I’ve decided to start with a regular savings plan of £100 a month. I was interested to read Mark Dampier’s comments earlier this week, which highlighted the advantages of such a scheme.
A sizeable lump sum isn’t an option for me at the moment, but I was more interested to read his comments on buying into market dips.
With hindsight, it always seems obvious that you should buy into falling markets, but I for one don’t have the nerve at this stage to add to my portfolio when its real value is in decline.
This way, it’s essentially out of my hands, which I’d hope would benefit me in the long-run.
Although Rob Gleeson, head of FE Research, recently highlighted the over-reliance on the UK market, I like the idea of holding a portfolio of companies that is familiar, and in some cases relevant to my everyday life.
Many UK companies generate their exposure from overseas anyway, and I’ve got plenty of global exposure in my pension.
Given my long-term time horizon, I want at least some exposure to small and mid cap companies, which have greater growth potential than large caps.
Now that I know what I want, it is time to find a fund. I’m pretty new to this game, so naturally I decided to use FE ratings to help me make my choice.
I’ve gone for Liontrust Special Situations – a pretty punchy choice given that it’s a pure UK equity fund and this is my first ever investment excluding my pension.
However, a monthly savings plan needs volatility for compounding to work effectively, which this fund has, given its multi-cap equity focus.
It has 25 per cent in the FTSE 250, 16 per cent in the FTSE AIM and 4 per cent in the FTSE Small Cap, which means it is significantly underweight large caps.
This suits me fine, since I plan to hold on to this fund for many, many years. The biggest holdings include GlaxoSmithKline, manufacturing company Rotork and engineering firm Renishaw.
The main point that stands out about Liontrust Special Sits is that it is run by two FE Alpha Managers.
Anthony Cross (pictured) has headed up the fund since its launch in 2005 and Julian Fosh joined the team in 2008.

As the FSA regularly tells us, past performance is not a guide to future performance, but I want a fund that has already proven itself in challenging market conditions.
Using FE Analytics you can see that Liontrust Special Situations has registered top-quartile performance over one, three and five years.
In fact, it is the best-performing portfolio in the sector over five years and the second best over three, just dropping behind MFM Slater Growth.
Performance of fund vs sector and index since Nov 2005

Source: FE Analytics
Over the longer term, it is encouraging to see that the fund has massively outperformed both its sector and benchmark. It has returned 149.25 per cent since its launch in late 2005, while the FTSE All Share and the IMA UK All Companies sector have returned 46.52 per cent and 39.66 per cent, respectively.
Although Liontrust Special Situations has an extremely good long-term track record, it is pleasing to see that its success has not been down to one or two years of high capital returns.

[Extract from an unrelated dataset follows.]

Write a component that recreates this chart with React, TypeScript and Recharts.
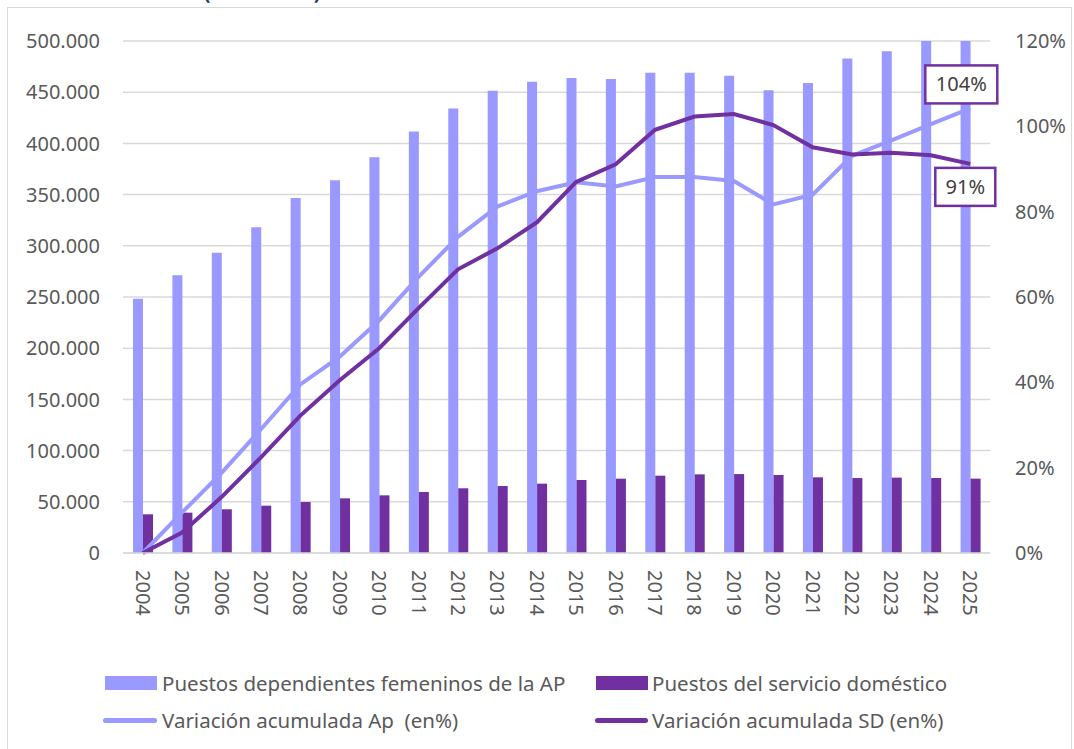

Out of the whole IMA UK All Companies sector, which comprises 290 funds, only two have been able to achieve top-quartile performance in each of the last five calendar years. These are CF Lindsell Train UK and, of course, Liontrust Special Situations.
Year-on-year performance of fund vs sector
Name | 2012 | 2011 | 2010 | 2009 | 2008 |
---|---|---|---|---|---|
Liontrust Special Situations | 23.54 | 7.54 | 36.14 | 41.20 | -25.90 |
IMA UK All Companies | 14.81 | -7.04 | 17.53 | 30.40 | -31.96 |
Source: FE Analytics
I am in my 20s so I have a very long time frame for my investments, which means I can afford to take some risks.
However, finding a fund that has a proven track record in both up and down markets is, in my eyes, a bonus.
The small and mid cap overweight means it has plenty of room for growth, but the managers' effective stockpicking has seen its companies deliver growth even in times of turmoil.
In an interview with Cross last month, the manager told FE Trustnet that he and Fosh take a bottom-up view of the markets and don’t get bogged down in the macro.
The one draw-back is the fund’s total expense ratio, which, at 1.92 per cent, is well above average for the sector.
I for one don’t mind paying for quality. In most walks of life, you tend to get what you pay for, and in this instance I have no problem paying an above-average fee for a top-rated fund.
Director of SG Wealth Management Neil Shillito says he personally would have gone for a more established option, but is nonetheless a big fan of Cross and Fosh.
"For a first-time investor, I would probably go for M&G Recovery or Neil Woodford’s Invesco Perpetual Income fund, just because they are more representative of mainstay equity funds," he said.
"Another way to go would be Nigel Thomas’ AXA Framlington UK Select Opportunities, which is not a million miles away from Liontrust Special Situations."
"This is not because I think the Liontrust fund is a bad choice, but with a special situations fund there is more chance that individual stocks can go wrong."
"However, I must not detract away from the fact that it has performed strongly over the years and is led by an extremely experienced management team."